─── Information provided
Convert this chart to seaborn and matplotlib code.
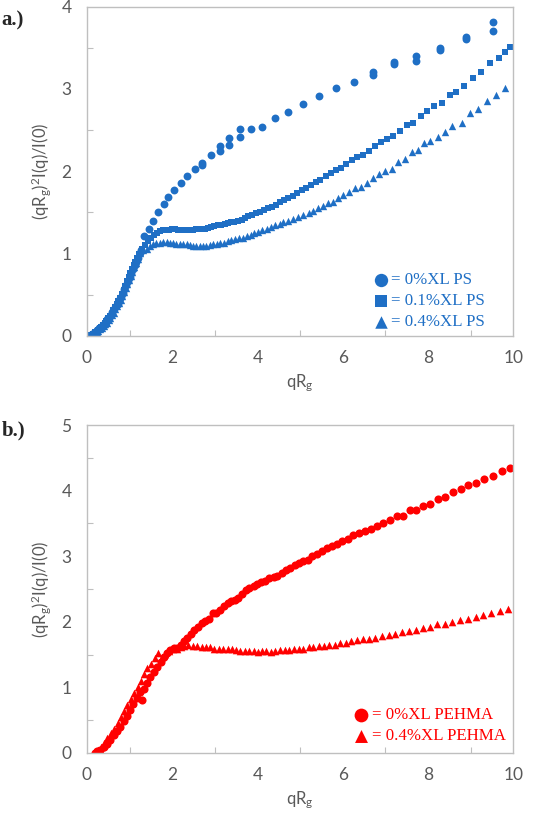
import matplotlib
matplotlib.use("Agg")
import matplotlib.pyplot as plt
import seaborn as sns
from matplotlib.ticker import MultipleLocator

# ---- panel a: PS ----
ps0_q = [0.12, 0.16, 0.20, 0.24, 0.28, 0.32, 0.36, 0.40, 0.44, 0.48, 0.52, 0.56, 0.60, 0.64, 0.68,
         0.72, 0.76, 0.80, 0.84, 0.88, 0.92, 0.96, 1.00, 1.04, 1.08, 1.12, 1.16, 1.20, 1.24, 1.28,
         1.34, 1.46, 1.56, 1.66, 1.80, 1.91, 2.05, 2.20, 2.36, 2.53, 2.71, 2.71, 2.91, 3.12, 3.12,
         3.34, 3.34, 3.59, 3.59, 3.85, 4.12, 4.42, 4.73, 5.08, 5.45, 5.84, 6.27, 6.72, 6.72, 7.21,
         7.21, 7.73, 7.73, 8.28, 8.28, 8.89, 8.89, 9.53, 9.53]
ps0_y = [0.02, 0.03, 0.05, 0.07, 0.09, 0.11, 0.12, 0.14, 0.17, 0.20, 0.22, 0.25, 0.29, 0.32, 0.36,
         0.39, 0.43, 0.47, 0.52, 0.57, 0.62, 0.66, 0.71, 0.76, 0.81, 0.86, 0.90, 0.95, 1.00, 1.04,
         1.21, 1.30, 1.40, 1.50, 1.60, 1.69, 1.77, 1.86, 1.94, 2.02, 2.10, 2.07, 2.19, 2.30, 2.25,
         2.40, 2.32, 2.51, 2.41, 2.51, 2.54, 2.64, 2.72, 2.81, 2.91, 3.01, 3.08, 3.21, 3.17, 3.32,
         3.30, 3.40, 3.34, 3.49, 3.47, 3.63, 3.61, 3.81, 3.70]

ps1_q = [0.10, 0.14, 0.18, 0.22, 0.26, 0.30, 0.34, 0.38, 0.42, 0.46, 0.50, 0.54, 0.58, 0.62, 0.66,
         0.70, 0.74, 0.78, 0.82, 0.86, 0.90, 0.94, 0.98, 1.02, 1.06, 1.10, 1.14, 1.18, 1.22,
         1.29, 1.36, 1.43, 1.50, 1.57, 1.64, 1.71, 1.78, 1.85, 1.92, 1.99, 2.06, 2.13, 2.20, 2.27,
         2.34, 2.41, 2.48, 2.55, 2.63, 2.70, 2.77, 2.84, 2.91, 2.99, 3.07, 3.15, 3.23, 3.30, 3.38,
         3.46, 3.54, 3.63, 3.71, 3.79, 3.88, 3.97, 4.06, 4.16, 4.24, 4.34, 4.43, 4.53, 4.62, 4.73,
         4.83, 4.94, 5.04, 5.14, 5.26, 5.38, 5.48, 5.60, 5.72, 5.84, 5.95, 6.09, 6.21, 6.34, 6.48,
         6.62, 6.76, 6.90, 7.05, 7.19, 7.34, 7.50, 7.66, 7.83, 7.98, 8.15, 8.32, 8.52, 8.67, 8.85,
         9.05, 9.24, 9.45, 9.66, 9.80, 9.92]
ps1_y = [0.01, 0.02, 0.04, 0.05, 0.07, 0.09, 0.11, 0.13, 0.15, 0.18, 0.21, 0.24, 0.27, 0.31, 0.35,
         0.38, 0.42, 0.46, 0.51, 0.56, 0.61, 0.66, 0.71, 0.76, 0.81, 0.86, 0.90, 0.95, 0.99,
         1.05, 1.10, 1.15, 1.19, 1.22, 1.25, 1.27, 1.28, 1.28, 1.29, 1.30, 1.30, 1.29, 1.29, 1.29,
         1.29, 1.29, 1.29, 1.30, 1.30, 1.30, 1.30, 1.31, 1.32, 1.33, 1.34, 1.34, 1.36, 1.37, 1.38,
         1.38, 1.40, 1.41, 1.43, 1.45, 1.47, 1.49, 1.50, 1.53, 1.55, 1.57, 1.59, 1.63, 1.65, 1.67,
         1.70, 1.73, 1.77, 1.80, 1.83, 1.87, 1.89, 1.94, 1.98, 2.01, 2.04, 2.09, 2.13, 2.17, 2.20,
         2.25, 2.30, 2.35, 2.39, 2.43, 2.49, 2.56, 2.59, 2.67, 2.73, 2.79, 2.83, 2.93, 2.96, 3.04,
         3.13, 3.20, 3.31, 3.38, 3.45, 3.51]

ps4_q = [0.11, 0.15, 0.19, 0.23, 0.27, 0.31, 0.35, 0.39, 0.43, 0.47, 0.51, 0.55, 0.59, 0.63, 0.67,
         0.71, 0.75, 0.79, 0.83, 0.87, 0.91, 0.95, 0.99, 1.03, 1.07, 1.11, 1.15, 1.19,
         1.24, 1.32, 1.40, 1.48, 1.55, 1.63, 1.71, 1.79, 1.87, 1.95, 2.02, 2.10, 2.18, 2.26, 2.34,
         2.41, 2.49, 2.57, 2.65, 2.73, 2.80, 2.88, 2.97, 3.05, 3.13, 3.22, 3.30, 3.39, 3.48, 3.56,
         3.66, 3.75, 3.84, 3.93, 4.02, 4.12, 4.22, 4.31, 4.41, 4.52, 4.61, 4.73, 4.84, 4.96, 5.08,
         5.20, 5.31, 5.43, 5.55, 5.66, 5.78, 5.90, 6.02, 6.16, 6.29, 6.42, 6.56, 6.72, 6.86, 7.00,
         7.15, 7.30, 7.46, 7.63, 7.77, 7.90, 8.06, 8.23, 8.40, 8.57, 8.79, 8.98, 9.18, 9.38, 9.59,
         9.80]
ps4_y = [0.01, 0.02, 0.03, 0.05, 0.06, 0.08, 0.10, 0.12, 0.14, 0.16, 0.19, 0.22, 0.25, 0.28, 0.32,
         0.36, 0.40, 0.44, 0.48, 0.53, 0.58, 0.63, 0.68, 0.73, 0.78, 0.83, 0.88, 0.93,
         1.00, 1.04, 1.06, 1.09, 1.11, 1.13, 1.13, 1.14, 1.14, 1.13, 1.13, 1.12, 1.12, 1.11, 1.11,
         1.10, 1.09, 1.09, 1.09, 1.09, 1.09, 1.10, 1.11, 1.11, 1.13, 1.13, 1.15, 1.16, 1.17, 1.19,
         1.19, 1.21, 1.23, 1.25, 1.26, 1.28, 1.30, 1.32, 1.34, 1.36, 1.38, 1.40, 1.42, 1.44, 1.47,
         1.49, 1.52, 1.55, 1.58, 1.61, 1.63, 1.67, 1.71, 1.75, 1.79, 1.81, 1.85, 1.92, 1.96, 2.00,
         2.02, 2.11, 2.15, 2.23, 2.26, 2.34, 2.37, 2.42, 2.48, 2.55, 2.58, 2.71, 2.75, 2.85, 2.92,
         3.01]

# ---- panel b: PEHMA ----
pe0_q = [0.18, 0.23, 0.31, 0.39, 0.47, 0.55, 0.63, 0.70, 0.78, 0.86, 0.94, 1.02, 1.09, 1.17, 1.25,
         1.29, 1.34, 1.41, 1.49, 1.57, 1.65, 1.73, 1.80, 1.88, 1.96, 2.04, 2.12, 2.20, 2.27, 2.35,
         2.44, 2.52, 2.61, 2.70, 2.78, 2.87, 2.95, 3.04, 3.13, 3.21, 3.30, 3.38, 3.47, 3.55, 3.64,
         3.73, 3.81, 3.91, 4.00, 4.09, 4.19, 4.28, 4.38, 4.47, 4.57, 4.67, 4.77, 4.88, 4.98, 5.08,
         5.18, 5.29, 5.39, 5.51, 5.63, 5.74, 5.86, 5.98, 6.12, 6.25, 6.39, 6.53, 6.67, 6.81, 6.95,
         7.11, 7.27, 7.42, 7.58, 7.73, 7.89, 8.05, 8.23, 8.40, 8.58, 8.77, 8.95, 9.13, 9.32, 9.52,
         9.73, 9.92]
pe0_y = [0.00, 0.03, 0.05, 0.09, 0.14, 0.20, 0.27, 0.33, 0.40, 0.49, 0.56, 0.65, 0.74, 0.83, 0.93,
         0.80, 0.98, 1.07, 1.16, 1.24, 1.31, 1.39, 1.46, 1.52, 1.57, 1.60, 1.60, 1.64, 1.71, 1.76,
         1.82, 1.88, 1.92, 1.98, 2.01, 2.05, 2.13, 2.14, 2.18, 2.24, 2.29, 2.32, 2.34, 2.37, 2.43,
         2.48, 2.51, 2.54, 2.57, 2.60, 2.62, 2.67, 2.69, 2.70, 2.75, 2.79, 2.82, 2.86, 2.90, 2.92,
         2.95, 3.01, 3.03, 3.08, 3.13, 3.15, 3.19, 3.23, 3.27, 3.32, 3.35, 3.38, 3.42, 3.46, 3.51,
         3.55, 3.61, 3.61, 3.70, 3.71, 3.77, 3.80, 3.87, 3.91, 3.98, 4.02, 4.09, 4.12, 4.18, 4.23,
         4.30, 4.34]

pe4_q = [0.17, 0.25, 0.33, 0.41, 0.48, 0.56, 0.64, 0.72, 0.80, 0.88, 0.95, 1.03, 1.11, 1.19, 1.27,
         1.34, 1.42, 1.50, 1.59, 1.67, 1.76, 1.84, 1.93, 2.02, 2.11, 2.20, 2.29, 2.38, 2.48, 2.59,
         2.69, 2.79, 2.89, 2.99, 3.09, 3.20, 3.30, 3.40, 3.50, 3.60, 3.70, 3.80, 3.91, 4.01, 4.11,
         4.21, 4.31, 4.42, 4.53, 4.64, 4.75, 4.86, 4.97, 5.08, 5.20, 5.31, 5.44, 5.56, 5.69, 5.81,
         5.94, 6.07, 6.20, 6.34, 6.48, 6.63, 6.77, 6.92, 7.08, 7.23, 7.39, 7.55, 7.71, 7.88, 8.05,
         8.22, 8.39, 8.57, 8.75, 8.93, 9.12, 9.30, 9.49, 9.69, 9.88]
pe4_y = [0.01, 0.04, 0.09, 0.15, 0.22, 0.30, 0.37, 0.46, 0.55, 0.64, 0.73, 0.82, 0.91, 1.01, 1.10,
         1.20, 1.29, 1.36, 1.44, 1.52, 1.46, 1.51, 1.56, 1.59, 1.59, 1.61, 1.63, 1.64, 1.63, 1.63,
         1.62, 1.62, 1.61, 1.59, 1.59, 1.58, 1.58, 1.58, 1.57, 1.56, 1.56, 1.56, 1.56, 1.54, 1.56,
         1.56, 1.54, 1.56, 1.57, 1.57, 1.57, 1.58, 1.58, 1.59, 1.61, 1.62, 1.63, 1.63, 1.64, 1.65,
         1.67, 1.68, 1.70, 1.72, 1.73, 1.74, 1.76, 1.78, 1.80, 1.82, 1.85, 1.86, 1.88, 1.90, 1.92,
         1.96, 1.97, 2.00, 2.02, 2.05, 2.08, 2.11, 2.14, 2.16, 2.19]

blue = "#1f6fc5"
red = "#ff0000"
tick_grey = "#595959"

sns.set_style("white")
plt.rcParams["font.family"] = ["Lato", "DejaVu Sans"]
plt.rcParams["mathtext.default"] = "regular"

fig = plt.figure(figsize=(5.43, 8.13), dpi=100)
ax1 = fig.add_axes([0.160, 0.587, 0.785, 0.405])
ax2 = fig.add_axes([0.160, 0.074, 0.785, 0.403])

legend_font = {"family": "Liberation Serif", "size": 12.2}

sns.scatterplot(x=ps0_q, y=ps0_y, marker="o", color=blue, s=32, linewidth=0, ax=ax1, label="= 0%XL PS")
sns.scatterplot(x=ps1_q, y=ps1_y, marker="s", color=blue, s=24, linewidth=0, ax=ax1, label="= 0.1%XL PS")
sns.scatterplot(x=ps4_q, y=ps4_y, marker="^", color=blue, s=28, linewidth=0, ax=ax1, label="= 0.4%XL PS")

sns.scatterplot(x=pe0_q, y=pe0_y, marker="o", color=red, s=34, linewidth=0, ax=ax2, label="= 0%XL PEHMA")
sns.scatterplot(x=pe4_q, y=pe4_y, marker="^", color=red, s=30, linewidth=0, ax=ax2, label="= 0.4%XL PEHMA")

panels = [(ax1, 4, blue, (0.962, -0.02)), (ax2, 5, red, (1.01, -0.01))]
for ax, ymax, col, anchor in panels:
    ax.set_xlim(0, 10)
    ax.set_ylim(0, ymax)
    ax.xaxis.set_major_locator(MultipleLocator(2))
    ax.xaxis.set_minor_locator(MultipleLocator(1))
    ax.yaxis.set_major_locator(MultipleLocator(1))
    ax.yaxis.set_minor_locator(MultipleLocator(0.5))
    ax.tick_params(which="major", length=0, labelsize=12.5, labelcolor=tick_grey)
    ax.tick_params(axis="x", which="major", pad=10)
    ax.tick_params(axis="y", which="major", pad=11)
    ax.tick_params(which="minor", direction="in", length=4, width=0.8, color="#bfbfbf")
    ax.tick_params(axis="x", which="minor", bottom=True)
    ax.tick_params(axis="y", which="minor", left=True)
    for sp in ax.spines.values():
        sp.set_color("#bfbfbf")
        sp.set_linewidth(1.0)
    ax.set_xlabel("qR$_g$", fontsize=12, color=tick_grey, labelpad=5)
    ax.set_ylabel("(qR$_g$)$^2$I(q)/I(0)", fontsize=12, color=tick_grey, labelpad=6)
    leg = ax.legend(loc="lower right", bbox_to_anchor=anchor, frameon=False, prop=legend_font,
                    markerscale=1.7, handletextpad=0.0, handlelength=1.2, labelspacing=0.3,
                    borderaxespad=0.3)
    for t in leg.get_texts():
        t.set_color(col)

fig.text(0.003, 0.975, "a.)", fontsize=15, fontweight="bold", family="Liberation Serif", va="center")
fig.text(0.003, 0.470, "b.)", fontsize=15, fontweight="bold", family="Liberation Serif", va="center")

fig.savefig("out.png", dpi=100)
──────
- [Task to complete] Write out exactly the opening lines of the data, stopping after the line that holds "from matplotlib.ticker import MultipleLocator". Exclude pictures.

- [Expected answer]
Convert this chart to seaborn and matplotlib code.
import matplotlib
matplotlib.use("Agg")
import matplotlib.pyplot as plt
import seaborn as sns
from matplotlib.ticker import MultipleLocator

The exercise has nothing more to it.